Look how far we’ve come since the birth of artificial intelligence in the late 1960s when ELIZA and the beginnings of the Turing test was birthed. Who knows, in another ten years, you may actually enjoy a conversation with Siri.
Many people are perpetually nervous about their jobs becoming automated, myself included. When I wrote this piece five years ago, I dismissed the result of the automation calculator and stressed the importance of human interaction and interpersonal communication.

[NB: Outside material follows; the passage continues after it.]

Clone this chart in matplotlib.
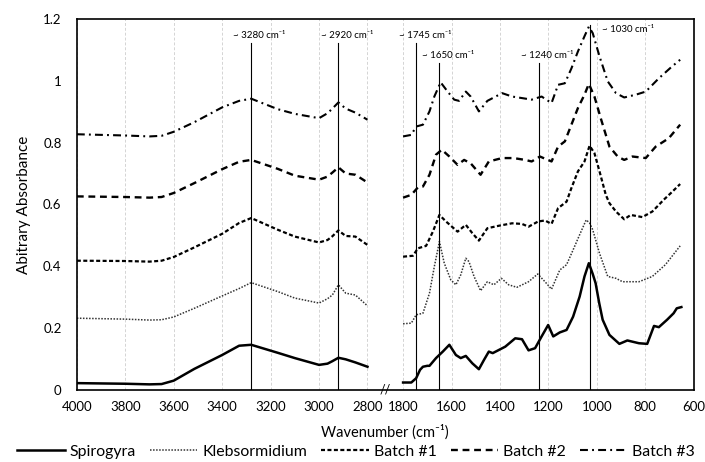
import numpy as np
import matplotlib
matplotlib.use('Agg')
import matplotlib.pyplot as plt
from matplotlib.ticker import NullLocator

plt.rcParams['font.family'] = ['Lato', 'DejaVu Sans']

# wavenumber readings, high-wavenumber block (4000-2800 cm-1)
left_wn = [4000, 3800, 3700, 3650, 3600, 3515, 3400, 3330, 3280, 3170, 3100,
           3000, 2965, 2945, 2920, 2890, 2850, 2800]
spiro_left = [0.022, 0.020, 0.018, 0.019, 0.030, 0.068, 0.113, 0.143, 0.146, 0.120, 0.103,
              0.081, 0.085, 0.093, 0.104, 0.099, 0.089, 0.075]
kleb_left = [0.232, 0.229, 0.226, 0.227, 0.236, 0.264, 0.304, 0.328, 0.347, 0.318, 0.297,
             0.281, 0.295, 0.307, 0.340, 0.313, 0.307, 0.272]
b1_left = [0.418, 0.417, 0.415, 0.418, 0.430, 0.461, 0.505, 0.540, 0.556, 0.518, 0.496,
           0.477, 0.485, 0.497, 0.516, 0.498, 0.496, 0.469]
b2_left = [0.626, 0.624, 0.622, 0.624, 0.637, 0.669, 0.714, 0.738, 0.744, 0.715, 0.693,
           0.680, 0.690, 0.703, 0.720, 0.700, 0.696, 0.671]
b3_left = [0.827, 0.823, 0.820, 0.822, 0.835, 0.866, 0.914, 0.935, 0.942, 0.908, 0.893,
           0.879, 0.895, 0.910, 0.930, 0.910, 0.897, 0.874]

# fingerprint block (1800-650 cm-1)
spiro_wn = [1800, 1766, 1746, 1730, 1718, 1700, 1691, 1664, 1636, 1609, 1582, 1562, 1541,
            1514, 1487, 1466, 1446, 1430, 1378, 1337, 1309, 1282, 1255, 1228, 1201, 1180,
            1153, 1125, 1098, 1071, 1051, 1033, 1017, 1005, 990, 976, 948, 907, 874, 826,
            792, 764, 744, 710, 683, 670, 651]
spiro_right = [0.024, 0.024, 0.038, 0.065, 0.075, 0.078, 0.078, 0.103, 0.124, 0.146, 0.113,
               0.103, 0.110, 0.086, 0.067, 0.097, 0.124, 0.119, 0.140, 0.167, 0.164, 0.128,
               0.135, 0.173, 0.210, 0.173, 0.186, 0.194, 0.237, 0.302, 0.367, 0.410, 0.375,
               0.345, 0.280, 0.227, 0.178, 0.149, 0.160, 0.151, 0.149, 0.207, 0.203, 0.227,
               0.248, 0.264, 0.268]
kleb_wn = [1800, 1766, 1746, 1718, 1691, 1671, 1650, 1630, 1603, 1582, 1562, 1541, 1528,
           1507, 1480, 1452, 1425, 1394, 1364, 1330, 1282, 1244, 1214, 1187, 1153, 1125,
           1098, 1071, 1044, 1030, 1017, 989, 955, 921, 894, 826, 771, 717, 656]
kleb_right = [0.214, 0.216, 0.243, 0.248, 0.313, 0.399, 0.480, 0.410, 0.356, 0.340, 0.372,
              0.426, 0.415, 0.367, 0.321, 0.350, 0.340, 0.361, 0.340, 0.332, 0.350, 0.375,
              0.350, 0.326, 0.388, 0.405, 0.453, 0.502, 0.550, 0.540, 0.518, 0.442, 0.367,
              0.361, 0.350, 0.350, 0.367, 0.405, 0.466]
b1_wn = [1800, 1759, 1739, 1705, 1677, 1650, 1623, 1575, 1541, 1514, 1487, 1452, 1405, 1350,
         1309, 1282, 1242, 1214, 1187, 1160, 1125, 1105, 1078, 1051, 1030, 1010, 989, 963,
         948, 921, 887, 860, 812, 771, 751, 724, 690, 656]
b1_right = [0.431, 0.434, 0.458, 0.466, 0.512, 0.566, 0.545, 0.512, 0.534, 0.507, 0.483,
            0.523, 0.531, 0.539, 0.537, 0.528, 0.545, 0.548, 0.537, 0.588, 0.609, 0.653,
            0.707, 0.739, 0.790, 0.766, 0.707, 0.631, 0.604, 0.577, 0.552, 0.566, 0.559,
            0.577, 0.593, 0.615, 0.640, 0.666]
b2_wn = [1800, 1766, 1739, 1718, 1691, 1664, 1640, 1609, 1575, 1548, 1521, 1480, 1446, 1391,
         1344, 1296, 1269, 1235, 1187, 1160, 1132, 1105, 1078, 1051, 1033, 1010, 982, 948,
         914, 887, 853, 798, 757, 703, 656]
b2_right = [0.622, 0.631, 0.655, 0.658, 0.696, 0.761, 0.777, 0.755, 0.728, 0.744, 0.733,
            0.696, 0.739, 0.750, 0.750, 0.744, 0.739, 0.755, 0.739, 0.787, 0.804, 0.858,
            0.912, 0.955, 0.990, 0.949, 0.874, 0.787, 0.755, 0.744, 0.755, 0.750, 0.787,
            0.814, 0.858]
b3_wn = [1800, 1766, 1746, 1718, 1691, 1671, 1645, 1616, 1589, 1569, 1541, 1521, 1487, 1452,
         1391, 1350, 1309, 1269, 1228, 1187, 1160, 1132, 1105, 1078, 1051, 1033, 1017, 989,
         955, 921, 887, 839, 798, 744, 690, 656]
b3_right = [0.820, 0.825, 0.852, 0.858, 0.901, 0.949, 0.995, 0.965, 0.939, 0.935, 0.965,
            0.949, 0.901, 0.935, 0.960, 0.949, 0.944, 0.939, 0.949, 0.928, 0.987, 0.992,
            1.040, 1.095, 1.144, 1.175, 1.154, 1.079, 0.998, 0.960, 0.946, 0.955, 0.965,
            1.008, 1.046, 1.068]

names = ['Spirogyra', 'Klebsormidium', 'Batch #1', 'Batch #2', 'Batch #3']

# marker lines for the assigned bands
band_wn = [3280, 2920, 1745, 1650, 1240, 1030]
band_top = [1.123, 1.123, 1.123, 1.057, 1.057, 1.18]
band_text = ['~ 3280 cm⁻¹', '~ 2920 cm⁻¹', '~ 1745 cm⁻¹', '~ 1650 cm⁻¹',
             '~ 1240 cm⁻¹', '~ 1030 cm⁻¹']

xticks = [4000, 3800, 3600, 3400, 3200, 3000, 2800, 1800, 1600, 1400, 1200, 1000, 800, 600]
yticks = [0, 0.2, 0.4, 0.6, 0.8, 1.0, 1.2]
ytick_labels = ['0', '0.2', '0.4', '0.6', '0.8', '1', '1.2']

# squeeze the empty 2800-1800 region into a narrow gap
GAP = 0.147


def fwd(w):
    w = np.asarray(w, dtype=float)
    return np.where(w <= 1800, w,
                    np.where(w >= 2800, w - 1000 * (1 - GAP), 1800 + (w - 1800) * GAP))


def inv(x):
    x = np.asarray(x, dtype=float)
    top = 1800 + 1000 * GAP
    return np.where(x <= 1800, x,
                    np.where(x >= top, x + 1000 * (1 - GAP), 1800 + (x - 1800) / GAP))


fig, ax = plt.subplots(figsize=(7.05, 4.62), dpi=100)
fig.subplots_adjust(left=0.109, right=0.984, top=0.959, bottom=0.156)
ax.set_xscale('function', functions=(fwd, inv))

styles = [
    dict(color='black', lw=1.8, ls='-'),
    dict(color='#333333', lw=1.1, ls=(0, (1, 1))),
    dict(color='black', lw=1.6, ls=(0, (1.8, 1.1))),
    dict(color='black', lw=1.7, ls=(0, (2.9, 2.0))),
    dict(color='black', lw=1.5, ls=(0, (3.8, 2.0, 0.9, 2.0))),
]
lefts = [spiro_left, kleb_left, b1_left, b2_left, b3_left]
rights = [(spiro_wn, spiro_right), (kleb_wn, kleb_right), (b1_wn, b1_right),
          (b2_wn, b2_right), (b3_wn, b3_right)]

handles = []
for name, st, lv, (rw, rv) in zip(names, styles, lefts, rights):
    h, = ax.plot(left_wn, lv, label=name, **st)
    ax.plot(rw, rv, **st)
    handles.append(h)

offsets = [(6, 2, 'center', 'bottom'), (6, 2, 'center', 'bottom'), (6, 2, 'center', 'bottom'),
           (6, 2, 'center', 'bottom'), (6, 2, 'center', 'bottom'), (9, -3, 'left', 'center')]
for wn, top, txt, (dx, dy, ha, va) in zip(band_wn, band_top, band_text, offsets):
    ax.plot([wn, wn], [0, top], color='black', lw=0.8)
    ax.annotate(txt, (wn, top), xytext=(dx, dy), textcoords='offset points',
                ha=ha, va=va, fontsize=7)

ax.set_xlim(4000, 600)
ax.set_ylim(0, 1.2)
ax.set_xticks(xticks)
ax.set_xticklabels([str(t) for t in xticks])
ax.xaxis.set_minor_locator(NullLocator())
ax.set_yticks(yticks)
ax.set_yticklabels(ytick_labels)
ax.tick_params(axis='x', length=0, labelsize=9.5, pad=8)
ax.tick_params(axis='y', length=0, labelsize=9.5, pad=11)
ax.grid(axis='x', ls=(0, (3, 2)), color='#d4d4d4', lw=0.7)
ax.set_axisbelow(True)
for sp in ax.spines.values():
    sp.set_linewidth(1.2)

# axis break mark
ax.text(2300, 0, '//', ha='center', va='center', fontsize=9, clip_on=False)

ax.set_xlabel('Wavenumber (cm⁻¹)', fontsize=10.5, labelpad=8)
ax.set_ylabel('Abitrary Absorbance', fontsize=11, labelpad=9)

fig.legend(handles, names, loc='center', bbox_to_anchor=(0.505, 0.022), ncol=5,
           frameon=False, fontsize=11.4, handlelength=3.0, handletextpad=0.3,
           columnspacing=0.9, borderaxespad=0)

fig.savefig('out.png', dpi=100)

However, I’m starting to revise my assessment - in another ten years, I expect that some forms of writing - perhaps even Technical writing - will be seamlessly produced by a software program for use in journalism, marketing, and customer support. The good news is that the job growth for Artificial Intelligence Specialists is exploding year-over-year, which means that if you’re feeling threatened by the upcoming AI revolution, think about how you can transition to a role where you’re working with AI as a tool to improve productivity.

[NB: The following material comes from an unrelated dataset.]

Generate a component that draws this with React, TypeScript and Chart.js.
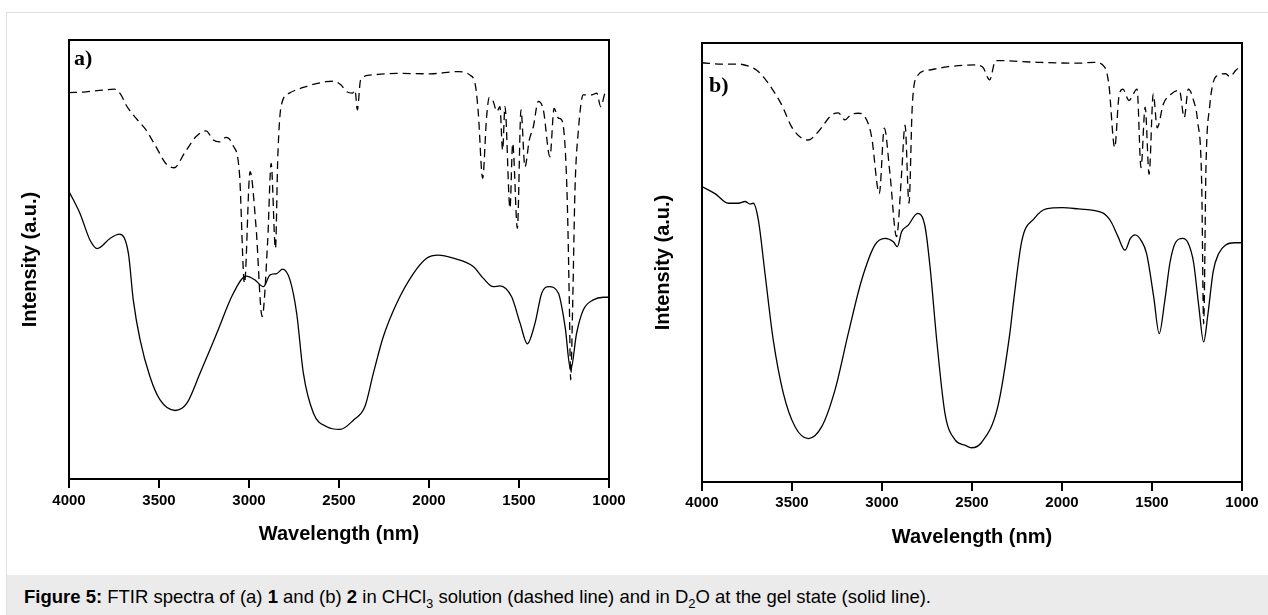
import React, { useEffect, useRef } from "react";
import { Chart, registerables } from "chart.js";

Chart.register(...registerables);

// ---------- data ----------
const xTicks = [4000, 3500, 3000, 2500, 2000, 1500, 1000];

// Panel a) dashed (CHCl3 solution)
const aDashX = [4000, 3906, 3813, 3748, 3711, 3683, 3628, 3572, 3517, 3461, 3415, 3359, 3294, 3239, 3198, 3164, 3127, 3090, 3053, 3025, 2994, 2961, 2927, 2896, 2877, 2853, 2840, 2822, 2776, 2683, 2572, 2530, 2490, 2457, 2424, 2411, 2398, 2380, 2328, 2180, 1994, 1837, 1772, 1741, 1726, 1702, 1680, 1665, 1643, 1624, 1606, 1591, 1578, 1550, 1535, 1509, 1489, 1467, 1443, 1420, 1393, 1365, 1328, 1305, 1281, 1263, 1244, 1231, 1220, 1213, 1202, 1189, 1170, 1143, 1096, 1068, 1046, 1022, 1000];
const aDashY = [88.0, 88.2, 88.6, 88.8, 87.5, 85.2, 82.2, 79.5, 75.7, 71.8, 70.9, 74.2, 78.0, 79.3, 77.2, 76.8, 77.8, 76.1, 69.6, 44.6, 70.0, 57.5, 37.0, 54.4, 71.9, 52.5, 73.4, 84.8, 87.9, 89.4, 90.5, 90.6, 89.8, 88.2, 87.9, 88.6, 84.1, 90.9, 92.0, 92.4, 92.3, 92.8, 92.0, 89.4, 83.3, 68.5, 82.5, 86.9, 86.0, 83.7, 84.8, 74.9, 84.8, 61.7, 76.5, 57.1, 84.1, 71.1, 77.2, 80.3, 86.0, 84.1, 73.4, 84.4, 82.2, 81.8, 75.7, 62.0, 39.3, 22.6, 39.3, 65.8, 79.5, 87.5, 87.5, 87.9, 84.8, 87.9, 88.6];

// Panel a) solid (D2O gel)
const aSolidX = [4000, 3939, 3883, 3843, 3772, 3720, 3670, 3643, 3605, 3550, 3494, 3411, 3346, 3272, 3179, 3087, 3016, 2966, 2920, 2883, 2846, 2813, 2772, 2735, 2698, 2642, 2568, 2494, 2420, 2356, 2309, 2254, 2180, 2087, 2013, 1948, 1865, 1754, 1698, 1643, 1606, 1541, 1494, 1454, 1411, 1374, 1333, 1281, 1244, 1213, 1180, 1143, 1087, 1031, 1000];
const aSolidY = [65.5, 60.5, 54.4, 52.5, 54.8, 55.8, 51.4, 40.8, 31.7, 23.3, 18.0, 15.6, 17.2, 24.1, 33.2, 42.3, 46.2, 45.3, 43.8, 46.5, 46.8, 47.8, 45.3, 37.7, 24.1, 15.0, 11.9, 11.3, 13.4, 16.5, 24.1, 32.4, 40.0, 46.8, 50.3, 51.0, 50.3, 48.4, 45.7, 43.8, 44.0, 41.5, 35.5, 30.8, 35.5, 42.3, 43.8, 42.3, 34.7, 24.8, 33.2, 38.5, 40.8, 41.4, 41.4];

// Panel b) dashed (CHCl3 solution)
const bDashX = [4000, 3891, 3798, 3733, 3696, 3659, 3613, 3557, 3502, 3446, 3409, 3354, 3280, 3243, 3206, 3169, 3132, 3095, 3058, 3015, 2987, 2956, 2919, 2891, 2872, 2850, 2832, 2807, 2743, 2632, 2483, 2440, 2402, 2369, 2133, 1909, 1819, 1763, 1740, 1707, 1684, 1662, 1628, 1583, 1561, 1538, 1516, 1493, 1471, 1437, 1393, 1348, 1321, 1298, 1269, 1247, 1224, 1213, 1200, 1180, 1146, 1090, 1068, 1034, 1000];
const bDashY = [95.5, 95.2, 95.2, 94.6, 93.8, 92.3, 89.7, 85.9, 80.9, 78.3, 77.9, 79.8, 83.6, 84.1, 82.5, 83.8, 84.0, 83.2, 78.7, 65.7, 80.6, 70.3, 55.9, 70.3, 81.3, 63.5, 85.5, 92.3, 93.8, 94.6, 95.0, 94.5, 91.6, 96.0, 95.6, 95.4, 95.6, 94.5, 90.7, 76.2, 87.7, 89.5, 86.9, 89.5, 71.6, 85.4, 70.1, 88.4, 80.7, 86.1, 88.4, 89.2, 83.0, 89.5, 86.9, 82.3, 68.0, 36.0, 72.0, 85.4, 92.3, 93.0, 92.3, 93.8, 95.0];

// Panel b) solid (D2O gel)
const bSolidX = [4000, 3928, 3854, 3798, 3761, 3733, 3715, 3687, 3650, 3604, 3548, 3483, 3409, 3335, 3261, 3187, 3113, 3039, 2983, 2937, 2915, 2891, 2854, 2802, 2761, 2733, 2696, 2650, 2594, 2539, 2503, 2447, 2357, 2290, 2268, 2223, 2155, 2088, 1998, 1909, 1774, 1729, 1690, 1650, 1620, 1594, 1560, 1530, 1490, 1460, 1430, 1400, 1370, 1330, 1300, 1269, 1240, 1213, 1190, 1160, 1130, 1090, 1040, 1000];
const bSolidY = [67.3, 65.7, 63.5, 63.5, 63.9, 63.3, 63.5, 59.7, 47.5, 32.3, 20.2, 12.6, 9.9, 12.6, 21.0, 33.9, 46.0, 54.0, 55.5, 54.7, 53.6, 57.0, 58.5, 61.2, 58.2, 49.0, 32.3, 15.6, 9.6, 8.4, 7.8, 9.0, 17.1, 33.8, 41.5, 55.0, 60.0, 62.2, 62.5, 62.2, 61.3, 59.4, 56.0, 52.8, 55.5, 56.3, 55.0, 52.0, 42.0, 33.8, 41.0, 50.0, 54.5, 55.5, 54.5, 50.0, 40.0, 31.9, 38.0, 48.0, 52.0, 54.0, 54.5, 54.5];

const SANS = '"Liberation Sans", Arial, sans-serif';
const SERIF = '"Liberation Serif", "Times New Roman", serif';

type Layout = {
  padTop: number;
  padRight: number;
  yWidth: number;
  xHeight: number;
  yTitlePad: number;
  xTitlePad: number;
  tickPad: number;
  labelDX: number;
  labelDY: number;
};

function toPoints(xs: number[], ys: number[]) {
  return xs.map((x, i) => ({ x, y: ys[i] }));
}

function Spectrum(props: {
  dashX: number[];
  dashY: number[];
  solidX: number[];
  solidY: number[];
  label: string;
  layout: Layout;
}) {
  const ref = useRef<HTMLCanvasElement | null>(null);
  useEffect(() => {
    const L = props.layout;
    const framePlugin = {
      id: "frame",
      afterDraw(chart: any) {
        const { ctx, chartArea } = chart;
        ctx.save();
        ctx.strokeStyle = "#000";
        ctx.lineWidth = 2;
        ctx.strokeRect(chartArea.left, chartArea.top, chartArea.right - chartArea.left, chartArea.bottom - chartArea.top);
        ctx.fillStyle = "#000";
        ctx.font = `bold 22px ${SERIF}`;
        ctx.textBaseline = "alphabetic";
        ctx.textAlign = "left";
        ctx.fillText(props.label, chartArea.left + L.labelDX, chartArea.top + L.labelDY);
        ctx.restore();
      },
    };
    const chart = new Chart(ref.current as HTMLCanvasElement, {
      type: "line",
      data: {
        datasets: [
          {
            data: toPoints(props.dashX, props.dashY),
            borderColor: "#000",
            borderWidth: 1.3,
            borderDash: [8, 5],
            pointRadius: 0,
            fill: false,
            cubicInterpolationMode: "monotone",
          },
          {
            data: toPoints(props.solidX, props.solidY),
            borderColor: "#000",
            borderWidth: 1.3,
            pointRadius: 0,
            fill: false,
            cubicInterpolationMode: "monotone",
          },
        ],
      },
      options: {
        animation: false,
        responsive: false,
        events: [],
        layout: { padding: { top: L.padTop, right: L.padRight, left: 0, bottom: 0 } },
        plugins: { legend: { display: false }, tooltip: { enabled: false } },
        scales: {
          x: {
            type: "linear",
            min: 1000,
            max: 4000,
            reverse: true,
            afterBuildTicks: (scale: any) => {
              scale.ticks = xTicks.map((v) => ({ value: v }));
            },
            ticks: {
              autoSkip: false,
              maxRotation: 0,
              color: "#000",
              padding: L.tickPad,
              font: { family: SANS, size: 15, weight: "bold" },
              callback: (v: any) => String(v),
            },
            grid: {
              display: true,
              drawOnChartArea: false,
              drawTicks: true,
              tickLength: 9,
              color: "#000",
              lineWidth: 2,
            },
            border: { display: true, color: "#000", width: 2 },
            title: {
              display: true,
              text: "Wavelength (nm)",
              color: "#000",
              font: { family: SANS, size: 20, weight: "bold" },
              padding: { top: 0, bottom: L.xTitlePad },
            },
            afterFit: (scale: any) => {
              scale.height = L.xHeight;
            },
          },
          y: {
            min: 0,
            max: 100,
            ticks: { display: false },
            grid: { display: false },
            border: { display: true, color: "#000", width: 2 },
            title: {
              display: true,
              text: "Intensity (a.u.)",
              color: "#000",
              font: { family: SANS, size: 20, weight: "bold" },
              padding: { top: L.yTitlePad, bottom: 0 },
            },
            afterFit: (scale: any) => {
              scale.width = L.yWidth;
            },
          },
        },
      } as any,
      plugins: [framePlugin],
    } as any);
    return () => chart.destroy();
  }, []);
  return <canvas ref={ref} width={634} height={575} style={{ display: "block", width: 634, height: 575 }} />;
}

const layoutA: Layout = {
  padTop: 40,
  padRight: 25,
  yWidth: 69,
  xHeight: 96,
  yTitlePad: 18,
  xTitlePad: 29,
  tickPad: 4,
  labelDX: 5,
  labelDY: 25,
};

const layoutB: Layout = {
  padTop: 43,
  padRight: 26,
  yWidth: 68,
  xHeight: 93,
  yTitlePad: 17,
  xTitlePad: 26,
  tickPad: 3,
  labelDX: 7,
  labelDY: 49,
};

export default function App() {
  return (
    <div
      style={{
        position: "absolute",
        left: 0,
        top: 0,
        width: 1268,
        height: 615,
        background: "#fff",
        overflow: "hidden",
        fontFamily: SANS,
      }}
    >
      <div
        style={{
          position: "absolute",
          left: 6,
          top: 12,
          width: 1300,
          height: 700,
          border: "1px solid #e1e1e1",
          boxSizing: "border-box",
        }}
      />
      <div style={{ position: "absolute", left: 0, top: 0 }}>
        <Spectrum dashX={aDashX} dashY={aDashY} solidX={aSolidX} solidY={aSolidY} label="a)" layout={layoutA} />
      </div>
      <div style={{ position: "absolute", left: 634, top: 0 }}>
        <Spectrum dashX={bDashX} dashY={bDashY} solidX={bSolidX} solidY={bSolidY} label="b)" layout={layoutB} />
      </div>
      <div
        style={{
          position: "absolute",
          left: 7,
          top: 575,
          width: 1261,
          height: 40,
          background: "#ebebeb",
          color: "#000",
          fontSize: 18.5,
          lineHeight: "22px",
          paddingTop: 11,
          paddingLeft: 17,
          boxSizing: "border-box",
          whiteSpace: "nowrap",
        }}
      >
        <b>Figure 5:</b> FTIR spectra of (a) <b>1</b> and (b) <b>2</b> in CHCl<sub style={{ fontSize: 13, lineHeight: 0 }}>3</sub> solution (dashed line) and in D<sub style={{ fontSize: 13, lineHeight: 0 }}>2</sub>O at the gel state (solid line).
      </div>
    </div>
  );
}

In the meantime, to understand why I believe an artificial intelligence will write as fluently as a human in the near future, you need to experience it for yourself.
When the research lab OpenAI first introduced the GPT-2 transformer in February last year, they withheld the code, saying it was “too dangerous” to release. This text-generating AI system can generate a news story based on a simple prompt. The creators of GPT-2 were worried that malicious parties would spam the internet with millions of fake news articles every minute.
As this fear never quite materialized, they ended up releasing the code, and you can try it out here. If you aren’t convinced of AI’s authoring potential, play around with GPT-2 for a while and it may just change your mind.
However, if you’re still not convinced, try playing an infinitely-improvising adventure game built on the GPT-2 AI engine. AI Dungeon will take you on a surreal narrative all generated on the fly using AI to generate the text. The gameplay is not polished by any means - it feels more like dreaming. But if a narrative-building AI is asleep and dreaming right now, imagine what will happen when it wakes up.
The future application of AI story building in triple-A open-world games or in virtual worlds gives us a clearer path than ever before to the Matrix. Just five years ago, I was imagining these sorts of possibilities in gaming narratives, and experiments like AI Dungeon are just the beginning of these possibilities coming true.
I also thought that VR would become the preeminent way of interfacing with AI. Well, the VR hype has died down somewhat since 2015 and I don’t see any radical new screen tech surfacing in the next decade. I might be wrong, but VR and AR may not really take off for another 20 years. Maybe when we’ve moved beyond simply strapping a screen in front of our eyes. And AI interface paradigms such as Elon Musk’s Neuralink are wildly interesting but so outlandish at this point. Neural implants seem like a natural successor to VR but only in a far-off future in which I will no longer exist.
In the immediate future I expect AI and ambient computing, such as IoT devices, to coalesce into a more cohesive whole. The defragmentation has already begun with the proposed smart home standard that Apple, Google, and Amazon are agreeing on. It’s time for Alexa, Google, and Siri to become friends instead of arch-enemies.
But not you Bixby. And definitely not Samsung’s lame AI avatars that surfaced at CES this year.
(While we’re on CES, can I just say that the robot that will bring you a new roll of toilet paper when you run out was undoubtedly the best thing at CES this year?)
The truth is, I have no idea what’s coming in the new decade, but that’s what makes it exciting. When I think about it, I’m not even sure what defined the last decade.
In the 1980s, we got personal computers. In the 1990s, we got the Internet. In the 2000s, we got the smartphone. What did we get in the 2010s that changed the world?
Perhaps we need more distance. Perhaps one day, we’ll look back at the 2010s and lean over to our best friend (the friend who knows you better than anyone else) and say: “That was the decade you were born, Siri. I can’t believe how far you’ve come.”